▸ **EXERCISE DATA**:

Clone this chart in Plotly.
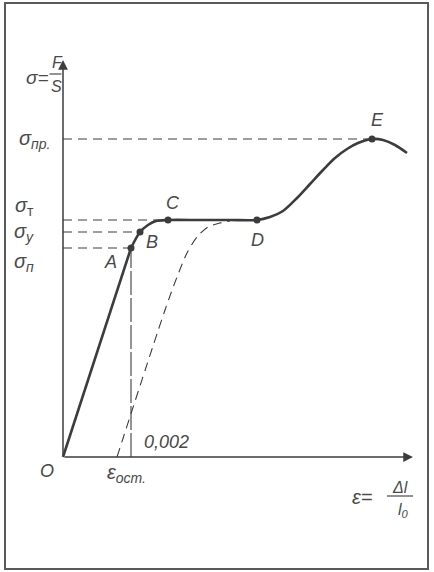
import plotly.graph_objects as go

# ---- data (arbitrary units: strain on x, stress on y) ----
elastic_x = [0, 6.8]
elastic_y = [0, 20.9]

plastic_x = [6.8, 7.7, 8.5, 9.3, 10.5, 13.7, 16.7, 19.4, 20.7, 22.0, 23.4, 24.7,
             26.0, 27.2, 28.4, 29.5, 30.9, 32.0, 33.2, 34.4]
plastic_y = [20.9, 22.5, 23.2, 23.6, 23.7, 23.7, 23.7, 23.7, 24.0, 24.6, 25.9, 27.3,
             28.7, 29.9, 30.8, 31.4, 31.8, 31.7, 31.2, 30.4]

unload_x = [5.4, 10.2, 11.4, 12.4, 13.4, 14.5, 15.7, 16.7]
unload_y = [0, 14.7, 18.0, 20.4, 22.0, 23.0, 23.4, 23.6]

point_names = ["A", "B", "C", "D", "E"]
point_x = [6.8, 7.7, 10.5, 19.4, 30.9]
point_y = [20.9, 22.5, 23.7, 23.7, 31.8]

level_labels = ["σ<sub>п</sub>", "σ<sub>у</sub>",
                "σ<sub><span style='font-style:normal'>т</span></sub>", "σ<sub>пр.</sub>"]
level_points = ["A", "B", "C", "E"]

eps_res = 5.4
y_axis_top = 39.7
x_axis_end = 35.0

INK = "#3c3c3c"
TXT = "#4a4a4a"
FONT = "Liberation Sans"

fig = go.Figure()

# main curve
fig.add_trace(go.Scatter(x=elastic_x, y=elastic_y, mode="lines",
                         line=dict(color=INK, width=2.6), hoverinfo="skip"))
fig.add_trace(go.Scatter(x=plastic_x, y=plastic_y, mode="lines",
                         line=dict(color=INK, width=2.6, shape="spline", smoothing=0.8),
                         hoverinfo="skip"))
# unloading dashed curve
fig.add_trace(go.Scatter(x=unload_x, y=unload_y, mode="lines",
                         line=dict(color=INK, width=1.1, dash="9px,6px",
                                   shape="spline", smoothing=0.8),
                         hoverinfo="skip"))

# dashed level lines
for name in level_points:
    i = point_names.index(name)
    fig.add_trace(go.Scatter(x=[0, point_x[i]], y=[point_y[i], point_y[i]], mode="lines",
                             line=dict(color=INK, width=1.1, dash="9px,6px"),
                             hoverinfo="skip"))
# vertical line from A
ia = point_names.index("A")
fig.add_trace(go.Scatter(x=[point_x[ia], point_x[ia]], y=[0, point_y[ia]], mode="lines",
                         line=dict(color=INK, width=1.1, dash="24px,3px"),
                         hoverinfo="skip"))

# points
fig.add_trace(go.Scatter(x=point_x, y=point_y, mode="markers",
                         marker=dict(color=INK, size=7), hoverinfo="skip"))

ann = []
# axes with arrows
ann.append(dict(x=0, y=y_axis_top, ax=0, ay=0, xref="x", yref="y", axref="x", ayref="y",
                text="", showarrow=True, arrowhead=2, arrowsize=1.3, arrowwidth=1.5,
                arrowcolor=INK))
ann.append(dict(x=x_axis_end, y=0, ax=0, ay=0, xref="x", yref="y", axref="x", ayref="y",
                text="", showarrow=True, arrowhead=2, arrowsize=1.3, arrowwidth=1.5,
                arrowcolor=INK))

def label(x, y, text, size=19, xs=0, ys=0):
    ann.append(dict(x=x, y=y, xref="x", yref="y", text=text,
                    showarrow=False, xshift=xs, yshift=ys,
                    font=dict(family=FONT, size=size, color=TXT, style="italic")))

# point labels
offsets = {"A": (-21, -14), "B": (12, -10), "C": (5, 17), "D": (0, -20), "E": (5, 19)}
for n, x, y in zip(point_names, point_x, point_y):
    dx, dy = offsets[n]
    label(x, y, n, 18, dx, dy)

# stress level labels
lvl_off = {"A": -14, "B": 0, "C": 14, "E": 0}
for t, n in zip(level_labels, level_points):
    i = point_names.index(n)
    xs = -39 if n != "E" else -29
    label(0, point_y[i], t, 20, xs, lvl_off[n])

label(0, 0, "O", 18, -16, -14)
label(eps_res, 0, "ε<sub>ост.</sub>", 20, 9, -16)
label(point_x[ia], 0, "0,002", 18, 35, 15)

# y-axis title sigma = F/S
label(0, y_axis_top, "σ=", 19, -26, -17)
label(0, y_axis_top, "F", 16, -6, -2)
label(0, y_axis_top, "S", 16, -7, -26)
# x-axis title eps = dl/l0
label(x_axis_end, 0, "ε=", 20, -51, -40)
label(x_axis_end, 0, "Δl", 16, -13, -30)
label(x_axis_end, 0, "l<sub>0</sub>", 16, -10, -53)

shapes = [
    # fraction bars
    dict(type="line", xref="x", yref="y", x0=-1.35, x1=-0.15, y0=38.3, y1=38.3,
         line=dict(color=TXT, width=1.2)),
    dict(type="line", xref="x", yref="y", x0=32.4, x1=35.0, y0=-3.9, y1=-3.9,
         line=dict(color=TXT, width=1.2)),
    # frame
    dict(type="rect", xref="paper", yref="paper", x0=5/434, x1=428/434,
         y0=1 - 569/572, y1=1 - 3/572, line=dict(color="#5a5a5a", width=2)),
]

fig.update_layout(
    width=434, height=572,
    margin=dict(l=0, r=0, t=0, b=0),
    paper_bgcolor="white", plot_bgcolor="white",
    showlegend=False,
    xaxis=dict(range=[-6.3, 37.1], visible=False, fixedrange=True),
    yaxis=dict(range=[-11.5, 45.7], visible=False, fixedrange=True),
    annotations=ann, shapes=shapes,
)

fig.write_html("out.html", config={"displayModeBar": False},
               post_script="document.body.style.margin='0';document.body.style.overflow='hidden';")
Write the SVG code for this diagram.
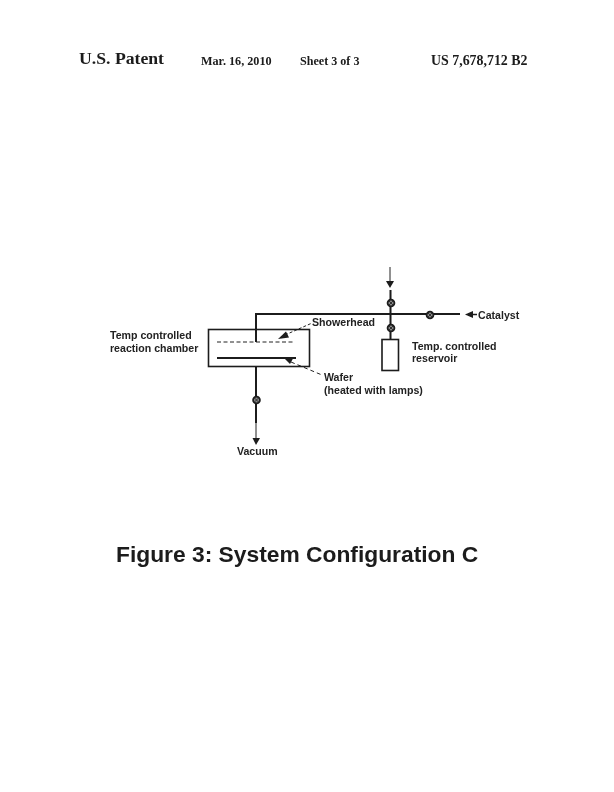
<svg xmlns="http://www.w3.org/2000/svg" width="614" height="792" viewBox="0 0 614 792">
<style>
text{font-family:"Liberation Sans",Arial,sans-serif;fill:#1a1a1a}
.h{font-family:"Liberation Serif","Times New Roman",serif;font-weight:bold}
.l{font-size:10.6px;font-weight:bold;fill:#222}
.p{stroke:#1a1a1a;stroke-width:2;fill:none}
.t{stroke:#222;stroke-width:1;fill:none}
.v{fill:#888;stroke:#1a1a1a;stroke-width:1.800}
.x{stroke:#1a1a1a;stroke-width:.8;fill:none}
.a{fill:#1a1a1a;stroke:none}
</style>
<defs>
<filter id="scan" x="0" y="0" width="100%" height="100%"><feGaussianBlur stdDeviation="0.35"/></filter>
<g id="valve"><circle class="v" r="3.400"/><path class="x" d="M-2-2L2 2M-2 2L2-2"/></g>
</defs>
<rect width="614" height="792" fill="#fff"/>
<g filter="url(#scan)">
<g id="header">
<text class="h" x="79" y="64" font-size="17.700">U.S. Patent</text>
<text class="h" x="201" y="65" font-size="12.200">Mar. 16, 2010</text>
<text class="h" x="300" y="65" font-size="12.100">Sheet 3 of 3</text>
<text class="h" x="431" y="65" font-size="13.900">US 7,678,712 B2</text>
</g>
<g id="connectors">
<path class="p" d="M256 342V314H460"/>
<path class="p" d="M390.500 290V339"/>
<path class="p" d="M256 367V423"/>
<path class="t" d="M390 267V283"/>
<path class="t" d="M256 423V440"/>
<path class="a" d="M386 281H394L390 288Z"/>
<path class="a" d="M252.500 438H260L256 445Z"/>
<path class="a" d="M465 314.500L473 311V318Z"/>
<path class="p" style="stroke-width:1.500" d="M473 314.500H477"/>
<path class="t" stroke-dasharray="3 2" d="M285 335L311 323.500"/>
<path class="a" d="M278 339L286 331.500L289 337.500Z"/>
<path class="t" stroke-dasharray="4 3" d="M291 362L322 375"/>
<path class="a" d="M284 358L293 358.500L290 364Z"/>
</g>
<g id="valve-top"><use href="#valve" x="391" y="303"/></g>
<g id="valve-reservoir"><use href="#valve" x="391" y="328"/></g>
<g id="valve-catalyst"><use href="#valve" x="430" y="315"/></g>
<g id="valve-vacuum"><use href="#valve" x="256.500" y="400"/></g>
<g id="chamber">
<rect x="208.500" y="329.500" width="101" height="37" fill="none" stroke="#1a1a1a" stroke-width="1.600"/>
<path class="t" stroke-dasharray="4 2.500" d="M217 342H295"/>
<path class="p" d="M217 358H296"/>
<text class="l" x="110" y="339">Temp controlled</text>
<text class="l" x="110" y="352">reaction chamber</text>
</g>
<g id="reservoir">
<rect x="382" y="339.500" width="16.500" height="31" fill="#fff" stroke="#1a1a1a" stroke-width="1.600"/>
<text class="l" x="412" y="350">Temp. controlled</text>
<text class="l" x="412" y="362">reservoir</text>
</g>
<g id="labels">
<text class="l" x="312" y="326">Showerhead</text>
<text class="l" x="324" y="381">Wafer</text>
<text class="l" x="324" y="394">(heated with lamps)</text>
<text class="l" x="478" y="319">Catalyst</text>
<text class="l" x="237" y="455">Vacuum</text>
</g>
<text id="title" x="116" y="562" font-size="22.800" font-weight="bold">Figure 3: System Configuration C</text>
</g>
</svg>
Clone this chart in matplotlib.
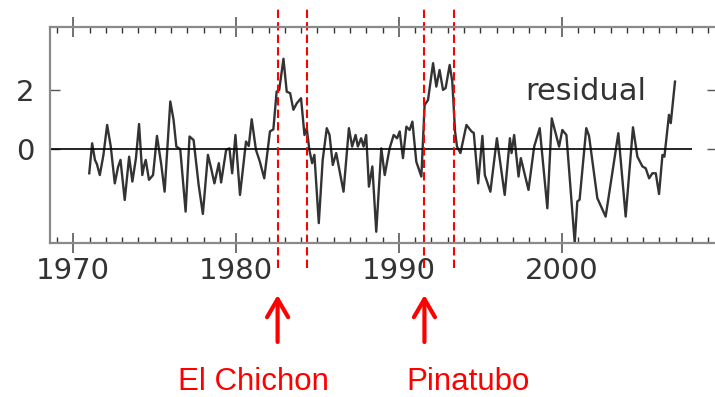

▸ **PROBLEM**: Please take the lines from the beginning of the data above through the line holding "point_y = [20.9, 22.5, 23.7, 23.7, 31.8]" and transcribe them exactly, without any pictures.

▸ **EXPECTED ANSWER**:
Clone this chart in Plotly.
import plotly.graph_objects as go

# ---- data (arbitrary units: strain on x, stress on y) ----
elastic_x = [0, 6.8]
elastic_y = [0, 20.9]

plastic_x = [6.8, 7.7, 8.5, 9.3, 10.5, 13.7, 16.7, 19.4, 20.7, 22.0, 23.4, 24.7,
             26.0, 27.2, 28.4, 29.5, 30.9, 32.0, 33.2, 34.4]
plastic_y = [20.9, 22.5, 23.2, 23.6, 23.7, 23.7, 23.7, 23.7, 24.0, 24.6, 25.9, 27.3,
             28.7, 29.9, 30.8, 31.4, 31.8, 31.7, 31.2, 30.4]

unload_x = [5.4, 10.2, 11.4, 12.4, 13.4, 14.5, 15.7, 16.7]
unload_y = [0, 14.7, 18.0, 20.4, 22.0, 23.0, 23.4, 23.6]

point_names = ["A", "B", "C", "D", "E"]
point_x = [6.8, 7.7, 10.5, 19.4, 30.9]
point_y = [20.9, 22.5, 23.7, 23.7, 31.8]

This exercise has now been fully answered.